A. Appellate Jurisdiction

¶ 8 Upon a guilty plea, a defendant has the right to appeal an order denying a motion to suppress evidence so long as it is “an appeal from a judgment of conviction.” N.C. Gen. Stat. § 15A-979(b) (2019). “In order to preserve an issue for appellate review, a party must have presented to the trial court a timely request, objection, or motion, stating the specific grounds for the ruling the party desired the court to make if the specific grounds were not apparent from the context.” N.C.R. App. P. 10(a)(1). If the defendant merely appeals the denial of his motion, rather than the final judgment, this Court lacks jurisdiction over the appeal. State v. Horton, 264 N.C. App. 711, 714, 826 S.E.2d 770, 773 (2019) (citation omitted).

¶ 9 Writ of certiorari may be issued “to permit review of the judgments and orders of trial tribunals when the right to prosecute an appeal has been lost by failure to take timely action[.]” N.C.R. App. P. 21(a)(1). “Certiorari is a discretionary writ, to be issued only for good and sufficient cause shown.” State v. Grundler, 251 N.C. 177, 189, 111 S.E.2d 1, 9 (1959), cert. denied, 362 U.S. 917, 4 L. Ed. 2d 738 (1960). “A petition for the writ must show merit or that error was probably committed below.” Id. “This Court will not consider arguments based upon matters not presented to or adjudicated by the trial court. Even alleged errors arising under the Constitution of the United States are waived if [the] defendant does not raise them in the trial court.” State v. Haselden, 357 N.C. 1, 10, 577 S.E.2d 594, 600 (citations and internal quotation marks omitted), cert. denied, 540 U.S. 988, 157 L. Ed. 2d 382 (2003).

¶ 10 In the present case, defendant failed to present the trial court with a timely request, objection, or motion, and instead gave oral notice of appeal only from the denial of the motion to suppress. At the trial level, defendant argued that the seizure was the product of an illegal stop and arrest on the grounds that the stop was made without reasonable suspicion and the arrest was without probable cause. Defendant did not present any argument with respect to whether an illegal or unconstitutional strip search occurred.

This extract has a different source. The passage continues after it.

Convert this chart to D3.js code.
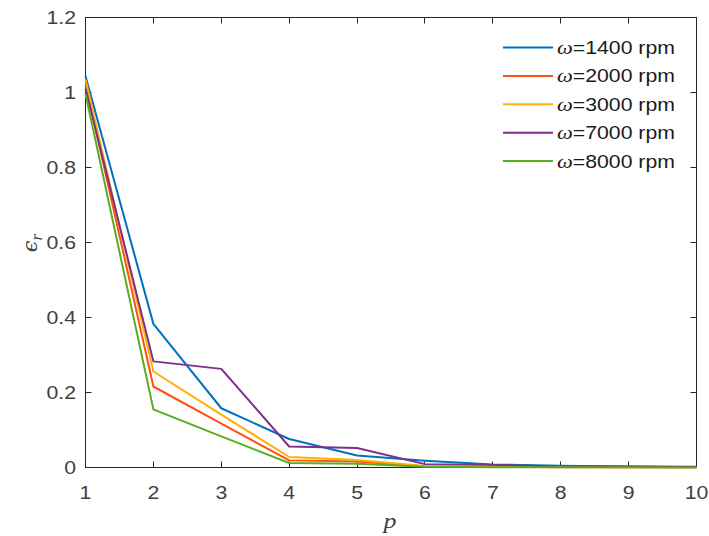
<!DOCTYPE html>
<html>
<head>
<meta charset="utf-8">
<script src="https://cdn.jsdelivr.net/npm/d3@7/dist/d3.min.js"></script>
<style>
  html, body { margin: 0; padding: 0; background: #fff; }
  svg { display: block; font-family: "Liberation Sans", Arial, Helvetica, sans-serif; }
</style>
</head>
<body>
<svg id="chart" width="709" height="536"></svg>
<script>
// Relative error ϵ_r versus mode order p for several rotational speeds
const pValues = [1, 2, 3, 4, 5, 6, 7, 8, 9, 10];
const seriesNames = ["1400", "2000", "3000", "7000", "8000"];
const eps1400 = [1.044, 0.383, 0.158, 0.076, 0.032, 0.018, 0.008, 0.005, 0.003, 0.001];
const eps2000 = [1.022, 0.216, 0.117, 0.019, 0.016, 0.003, 0.002, 0.001, 0.001, 0.001];
const eps3000 = [1.035, 0.256, 0.141, 0.028, 0.020, 0.004, 0.002, 0.002, 0.001, 0.001];
const eps7000 = [1.010, 0.283, 0.263, 0.056, 0.052, 0.009, 0.007, 0.003, 0.003, 0.002];
const eps8000 = [0.996, 0.155, 0.083, 0.012, 0.010, 0.002, 0.001, 0.001, 0.001, 0.000];
const seriesValues = [eps1400, eps2000, eps3000, eps7000, eps8000];
const seriesColors = ["#0072BD", "#FF5014", "#FFB000", "#7E2F8E", "#59AE1E"];
const xTicks = [1, 2, 3, 4, 5, 6, 7, 8, 9, 10];
const yTicks = [0, 0.2, 0.4, 0.6, 0.8, 1, 1.2];

const svg = d3.select("#chart");
const plotLeft = 85.5, plotRight = 696.5, plotTop = 17.5, plotBottom = 467.5;

const x = d3.scaleLinear().domain([1, 10]).range([plotLeft, plotRight]);
const y = d3.scaleLinear().domain([0, 1.2]).range([plotBottom, plotTop]);

const textColor = "#404040";
const axisColor = "#262626";
const fontSize = 18;
const stretch = 1.18;   // glyphs are drawn slightly wide

// Places a horizontally widened text element at (px, py)
function wideText(parent, px, py) {
  return parent.append("text")
    .attr("transform", `translate(${px},${py}) scale(${stretch},1)`);
}

// Plot box
svg.append("rect")
  .attr("x", plotLeft).attr("y", plotTop)
  .attr("width", plotRight - plotLeft).attr("height", plotBottom - plotTop)
  .attr("fill", "none").attr("stroke", axisColor).attr("stroke-width", 1);

const tickLen = 6;
// Inward ticks on all four sides
const g = svg.append("g").attr("stroke", axisColor).attr("stroke-width", 1);
xTicks.forEach(t => {
  const px = Math.round(x(t) - 0.5) + 0.5;
  g.append("line").attr("x1", px).attr("x2", px).attr("y1", plotBottom).attr("y2", plotBottom - tickLen);
  g.append("line").attr("x1", px).attr("x2", px).attr("y1", plotTop).attr("y2", plotTop + tickLen);
});
yTicks.forEach(t => {
  const py = Math.round(y(t) - 0.5) + 0.5;
  g.append("line").attr("x1", plotLeft).attr("x2", plotLeft + tickLen).attr("y1", py).attr("y2", py);
  g.append("line").attr("x1", plotRight).attr("x2", plotRight - tickLen).attr("y1", py).attr("y2", py);
});

// Tick labels
const xl = svg.append("g").attr("font-size", fontSize).attr("fill", textColor).attr("text-anchor", "middle");
xTicks.forEach(t => wideText(xl, x(t), plotBottom + 31).text(String(t)));

const ylab = svg.append("g").attr("font-size", fontSize).attr("fill", textColor).attr("text-anchor", "end");
yTicks.forEach(t => wideText(ylab, plotLeft - 9.5, y(t) + 6.5).text(String(+t.toFixed(1))));

// Axis titles
wideText(svg, 390, 528)
  .attr("text-anchor", "middle")
  .attr("font-family", "'Liberation Serif', 'Times New Roman', serif")
  .attr("font-style", "italic")
  .attr("font-size", 22).attr("fill", textColor)
  .text("p");

const yl = svg.append("text")
  .attr("transform", "translate(37,243) rotate(-90)")
  .attr("text-anchor", "middle")
  .attr("font-family", "'DejaVu Serif', 'Liberation Serif', serif")
  .attr("font-style", "italic")
  .attr("fill", textColor);
yl.append("tspan").attr("font-size", 21).text("ϵ");
yl.append("tspan")
  .attr("font-family", "'Liberation Serif', 'Times New Roman', serif")
  .attr("font-size", 17).attr("dy", 5).text("r");

// Series lines
const line = d3.line().x((d, i) => x(pValues[i])).y(d => y(d));
seriesValues.forEach((vals, k) => {
  svg.append("path")
    .datum(vals)
    .attr("d", line)
    .attr("fill", "none")
    .attr("stroke", seriesColors[k])
    .attr("stroke-width", 2)
    .attr("stroke-linejoin", "round");
});

// Legend
const legend = svg.append("g");
seriesNames.forEach((name, k) => {
  const cy = 47.5 + k * 28.4;
  legend.append("line")
    .attr("x1", 503).attr("x2", 553).attr("y1", cy).attr("y2", cy)
    .attr("stroke", seriesColors[k]).attr("stroke-width", 2);
  const t = wideText(legend, 557, cy + 6.5)
    .attr("font-size", fontSize).attr("fill", "#1a1a1a");
  t.append("tspan")
    .attr("font-family", "'Liberation Serif', 'Times New Roman', serif")
    .attr("font-style", "italic").attr("font-size", 19).text("ω");
  t.append("tspan").text("=" + name + " rpm");
});
</script>
</body>
</html>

¶ 11 Furthermore, defendants petition does not show merit or that error was probably committed below. In State v. Smith, our Supreme Court held in a per curiam opinion that a reasonable search occurred where an officer used a police vehicle to shield the defendant from public view during a search of the defendants person. 342 N.C. 407, 464 S.E.2d 45 (1995). Our Supreme Court adopted the reasoning of Judge Walkers dissent from this Courts opinion concluding that the officers took

the necessary and reasonable precautions to prevent the public exposure of defendant[’s] ․ private areas. While there may have been less intrusive means of conducting the search ․ the availability to those less intrusive means does not automatically transform an otherwise reasonable search into a Fourth Amendment violation.

State v. Smith, 118 N.C. App. 106, 118, 454 S.E.2d 680, 687 (1995) (Walker, J. concurring in part and dissenting in part). In this case, the officers’ actions were analogous to those approved of in Smith. Accordingly, we hold that defendant has failed to preserve this issue for appellate review and has failed to show that error was probably committed below. In view of the fact that the officers actions were not an unreasonable search, counsels failure to specifically raise this issue did not constitute ineffective assistance of counsel. Therefore, we deny defendants petition for writ of certiorari and dismiss his appeal.

III. Conclusion

¶ 12 For the forgoing reasons, we dismiss defendants appeal.

DISMISSED.

Report per Rule 30(e).

ARROWOOD, Judge.

Chief Judge STROUD and Judge JACKSON concur.